As specialists in Family Health Law™, we regularly give advice to family members dealing with conflicts relating to Powers of Attorney. At times our clients wish their loved ones had included particular clauses because it would have avoided significant stress and family conflict and, in some cases, litigation.

As health lawyers we have a unique advantage in that we do not only draft the documents – we also advise clients in situations in which the documents are utilized. We apply that experience to ensure our clients’ Powers of Attorney for Personal Care are well-drafted, customized and comprehensive.

What is a Continuing Power of Attorney for Property?

A Continuing Power of Attorney for Property allows an individual to appoint who would make financial decisions on his or her behalf in the event that person is incapable of doing so. It allows an individual to document specific wishes and provide directions to the attorney, such as the following:

  • Giving wedding gifts
  • Funding children’s education
  • Selling a property
  • Investing funds
  • Dissolving one’s business
  • Paying for a retirement home or home care
  • Giving a spouse access to your bank account

There is significant freedom with respect to the conditions and restrictions that you may include.

At times a POA for property and personal care can conflict; for example, when making decisions about whether to pay for a long-term care home or home care.

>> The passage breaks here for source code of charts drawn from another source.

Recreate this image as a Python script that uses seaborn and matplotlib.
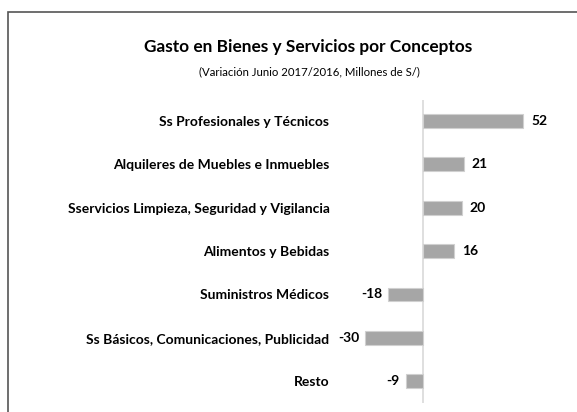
import matplotlib
matplotlib.use("Agg")
import matplotlib.pyplot as plt
import seaborn as sns
import pandas as pd
from matplotlib.patches import Rectangle

conceptos = [
    "Ss Profesionales y Técnicos",
    "Alquileres de Muebles e Inmuebles",
    "Sservicios Limpieza, Seguridad y Vigilancia",
    "Alimentos y Bebidas",
    "Suministros Médicos",
    "Ss Básicos, Comunicaciones, Publicidad",
    "Resto",
]
variacion = [52, 21, 20, 16, -18, -30, -9]

df = pd.DataFrame({"concepto": conceptos, "variacion": variacion})

sns.set_style("white")
plt.rcParams["font.family"] = ["Lato", "DejaVu Sans"]
plt.rcParams["text.color"] = "black"
plt.rcParams["ytick.color"] = "black"

fig = plt.figure(figsize=(5.77, 4.12), dpi=100)
ax = fig.add_axes([0.5806, 0.0218, 0.39, 0.7354])

sns.barplot(data=df, x="variacion", y="concepto", color="#a6a6a6",
            saturation=1, width=0.32, edgecolor="#d0d0d0", linewidth=0.8, ax=ax)

ax.set_xlim(-45.6, 71)
ax.set_ylim(6.5, -0.48)
ax.axvline(0, color="#d9d9d9", lw=1.2, zorder=0)
for s in ax.spines.values():
    s.set_visible(False)
ax.set_xticks([])
ax.set_xlabel("")
ax.set_ylabel("")
ax.tick_params(axis="y", length=0, pad=4)
for t in ax.get_yticklabels():
    t.set_fontweight("bold")
    t.set_fontsize(10)

for i, v in enumerate(variacion):
    if v >= 0:
        ax.text(v + 4, i, f"{v}", ha="left", va="center", fontsize=10, fontweight="bold")
    else:
        ax.text(v - 3, i, f"{v}", ha="right", va="center", fontsize=10, fontweight="bold")

fig.text(0.534, 0.887, "Gasto en Bienes y Servicios por Conceptos", ha="center", va="center",
         fontsize=12.4, fontweight="bold")
fig.text(0.536, 0.825, "(Variación Junio 2017/2016, Millones de S/)", ha="center", va="center",
         fontsize=8.2)

fig.patches.append(Rectangle((8 / 577, -0.2), 1.2, 1.2 - 11.5 / 412, transform=fig.transFigure,
                             fill=False, edgecolor="#555555", lw=1.2))

fig.savefig("out.png", dpi=100)
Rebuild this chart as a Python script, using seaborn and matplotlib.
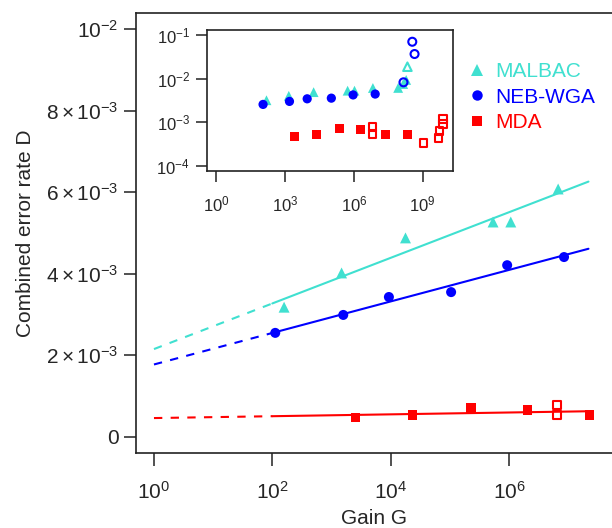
"""
Combined error rate vs gain for three WGA methods, with log-log inset
"""

import numpy as np
import pandas as pd
import seaborn as sns
import matplotlib.pyplot as plt
from matplotlib.lines import Line2D

methods = ['MALBAC', 'NEB-WGA', 'MDA']
colors = {'MALBAC': '#40e0d0', 'NEB-WGA': '#0000ff', 'MDA': '#ff0000'}
markers = {'MALBAC': '^', 'NEB-WGA': 'o', 'MDA': 's'}

# filled points
malbac_gain = [158, 1480, 17800, 5.37e5, 1.07e6, 6.76e6, 8.5e7, 1.41e8, 1.9e8]
malbac_D = [3.18e-3, 4.02e-3, 4.88e-3, 5.27e-3, 5.27e-3, 6.08e-3, 6.1e-3, 7.5e-3, 9.3e-3]
neb_gain = [112, 1580, 9330, 1.05e5, 9.3e5, 8.5e6]
neb_D = [2.55e-3, 2.99e-3, 3.43e-3, 3.55e-3, 4.21e-3, 4.41e-3]
mda_gain = [2570, 23400, 2.29e5, 2.04e6, 2.29e7, 2.24e8]
mda_D = [0.48e-3, 0.53e-3, 0.71e-3, 0.66e-3, 0.53e-3, 0.51e-3]

# open points
malbac_open_gain = [2.15e8]
malbac_open_D = [1.87e-2]
neb_open_gain = [1.45e8, 3.5e8, 4.4e8]
neb_open_D = [8.2e-3, 7.0e-2, 3.66e-2]
mda_open_gain = [6.5e6, 6.5e6, 1.07e9, 4.8e9, 5.4e9, 7.9e9, 7.9e9]
mda_open_D = [0.78e-3, 0.53e-3, 3.3e-4, 4.3e-4, 6.3e-4, 1.17e-3, 0.89e-3]

main_yticks = [0, 2e-3, 4e-3, 6e-3, 8e-3, 1e-2]
main_yticklabels = ['0', r'$2\times10^{-3}$', r'$4\times10^{-3}$', r'$6\times10^{-3}$',
                    r'$8\times10^{-3}$', r'$10^{-2}$']
main_xticks = [1, 1e2, 1e4, 1e6]
inset_xticks = [1, 1e3, 1e6, 1e9]
inset_yticks = [1e-4, 1e-3, 1e-2, 1e-1]


def build(gains, ds):
    rows = []
    for m, g, d in zip(methods, gains, ds):
        for gi, di in zip(g, d):
            rows.append([m, gi, di])
    return pd.DataFrame(rows, columns=['method', 'gain', 'D'])


filled = build([malbac_gain, neb_gain, mda_gain], [malbac_D, neb_D, mda_D])
hollow = build([malbac_open_gain, neb_open_gain, mda_open_gain],
               [malbac_open_D, neb_open_D, mda_open_D])

sns.set_style('ticks')
plt.rcParams['font.family'] = ['Liberation Sans', 'DejaVu Sans']
plt.rcParams['mathtext.fontset'] = 'custom'
plt.rcParams['mathtext.rm'] = 'Liberation Sans'
plt.rcParams['mathtext.it'] = 'Liberation Sans:italic'
plt.rcParams['mathtext.bf'] = 'Liberation Sans:bold'

fig = plt.figure(figsize=(6.12, 5.28), dpi=100)
ax = fig.add_axes([0.2222, 0.1426, 0.7778, 0.8322])
ins = fig.add_axes([0.3377, 0.6767, 0.4030, 0.2665])

sizes_main = {'MALBAC': 62, 'NEB-WGA': 52, 'MDA': 46}
sizes_ins = {'MALBAC': 50, 'NEB-WGA': 44, 'MDA': 42}


def draw_points(a, sizes):
    sns.scatterplot(data=filled, x='gain', y='D', hue='method', style='method',
                    size='method', sizes=sizes, palette=colors, markers=markers,
                    edgecolor='none', legend=False, ax=a, zorder=3)
    for m in methods:
        sub = hollow[hollow.method == m]
        a.scatter(sub.gain, sub.D, marker=markers[m], s=sizes[m] * 0.75,
                  facecolors='none', edgecolors=colors[m], linewidths=1.5, zorder=3)


draw_points(ax, sizes_main)
draw_points(ins, sizes_ins)

# linear fits of D against log10(G), points shown in the main panel
for m in methods:
    sub = filled[(filled.method == m) & (filled.gain < 5e7)]
    k, b = np.polyfit(np.log10(sub.gain), sub.D, 1)
    xs = np.array([1, 1e2])
    ax.plot(xs, b + k * np.log10(xs), color=colors[m], lw=1.5, dashes=(4, 4), zorder=2)
    xs = np.array([1e2, 2.2e7])
    ax.plot(xs, b + k * np.log10(xs), color=colors[m], lw=1.5, zorder=2)

ax.set_xscale('log')
ax.set_xlim(10 ** -0.304, 10 ** 7.74)
ax.set_ylim(-0.39e-3, 10.39e-3)
ax.set_xticks(main_xticks)
ax.set_xticklabels([r'$10^{%d}$' % int(np.log10(t)) for t in main_xticks])
ax.minorticks_off()
ax.set_yticks(main_yticks)
ax.set_yticklabels(main_yticklabels)
ax.tick_params(direction='out', length=9, width=1.1, labelsize=15, color='#222222')
ax.tick_params(axis='x', pad=11)
ax.tick_params(axis='y', pad=3.5)
ax.spines['right'].set_visible(False)
for s in ['left', 'bottom', 'top']:
    ax.spines[s].set_linewidth(1.2)
    ax.spines[s].set_color('#222222')
ax.set_xlabel('Gain G', fontsize=15, labelpad=5)
ax.set_ylabel('Combined error rate D', fontsize=15, labelpad=8)

ins.set_xscale('log')
ins.set_yscale('log')
ins.set_xlim(10 ** -0.405, 10 ** 10.33)
ins.set_ylim(10 ** -4.115, 10 ** -0.885)
ins.set_xticks(inset_xticks)
ins.set_xticklabels([r'$10^{%d}$' % int(np.log10(t)) for t in inset_xticks])
ins.set_yticks(inset_yticks)
ins.set_yticklabels([r'$10^{%d}$' % int(np.log10(t)) for t in inset_yticks])
ins.minorticks_off()
ins.tick_params(direction='out', length=8, width=1.1, labelsize=12, color='#222222')
ins.tick_params(axis='x', pad=9)
ins.tick_params(axis='y', pad=4)
ins.set_xlabel('')
ins.set_ylabel('')
for s in ins.spines.values():
    s.set_linewidth(1.2)
    s.set_color('#222222')

handles = [Line2D([], [], ls='none', marker=markers[m], color=colors[m],
                  markersize=ms, markeredgewidth=0)
           for m, ms in zip(methods, [8.5, 7.5, 7])]
ax.legend(handles, methods, loc='upper left', bbox_to_anchor=(456 / 612, 1 - 52 / 528),
          bbox_transform=fig.transFigure, frameon=False, labelcolor='linecolor',
          handlelength=1.0, handletextpad=0.4, borderpad=0, labelspacing=0.3,
          fontsize=15)

fig.savefig('out.png', dpi=100)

There are therefore important legal considerations to ensure your documents do not conflict, that your wishes are followed, and that your attorney is not put in a very difficult position (which could involve litigation if not managed appropriately).

Why is a Continuing Power of Attorney for Property important?

The law does not automatically appoint your spouse or other relatives to make decisions about your property in the event of your incapacity. Rather, without a Power of Attorney, your loved ones will likely have to apply to become your legal guardian if they need to access your money or otherwise manage your financial affairs. Applying to become a guardian is a long and often expensive process (especially if there is a dispute about who should be your guardian). Executing a Power of Attorney for Property is the best strategy to reduce financial strain, stress and inconvenience to your family.

POA Validity

Sometimes a POA is not signed or witnessed in accordance with the law. We can help you determine if a POA is valid.  We can take steps such as applying to court to obtain an order that, despite technical errors, the POA can be recognized as valid.

POA Interpretation & Advocacy

The interpretation of a POA can be complicated, particularly if it is vague, poorly drafted or it is unclear whether the individual contemplated the present circumstances. At times the attorney is compelled to follow the individual’s instructions but does not want to do so because the instructions may not have considered the exact scenario or the course of action indicated is no longer in the person’s best interests. Sometimes the attorney struggles because to follow the directions means to withdraw life-sustaining measures, but to ignore them is to violate the law. A health care professional may refuse to follow a POA if he or she has a different interpretation than the attorney. Family members often disagree about who ought to have been appointed as the attorney or what is in an individual’s best interests.

These disputes can lead families and patients’ health care providers to a specialized health tribunal called the Consent and Capacity Board. For example, the health care practitioner who proposed the treatment might ask the Board to determine whether the decision-maker is complying with his or her legal obligations as a substitute decision-maker. The substitute decision-maker may lose his or her power to make decisions.

We represent families at the Consent and Capacity Board. At the same time, we are cognizant of the fact that the other party may be the patient’s health care provider and an overly adversarial approach is often counter-productive. We are skilled at striking the balance between effective advocacy and preservation of relationships.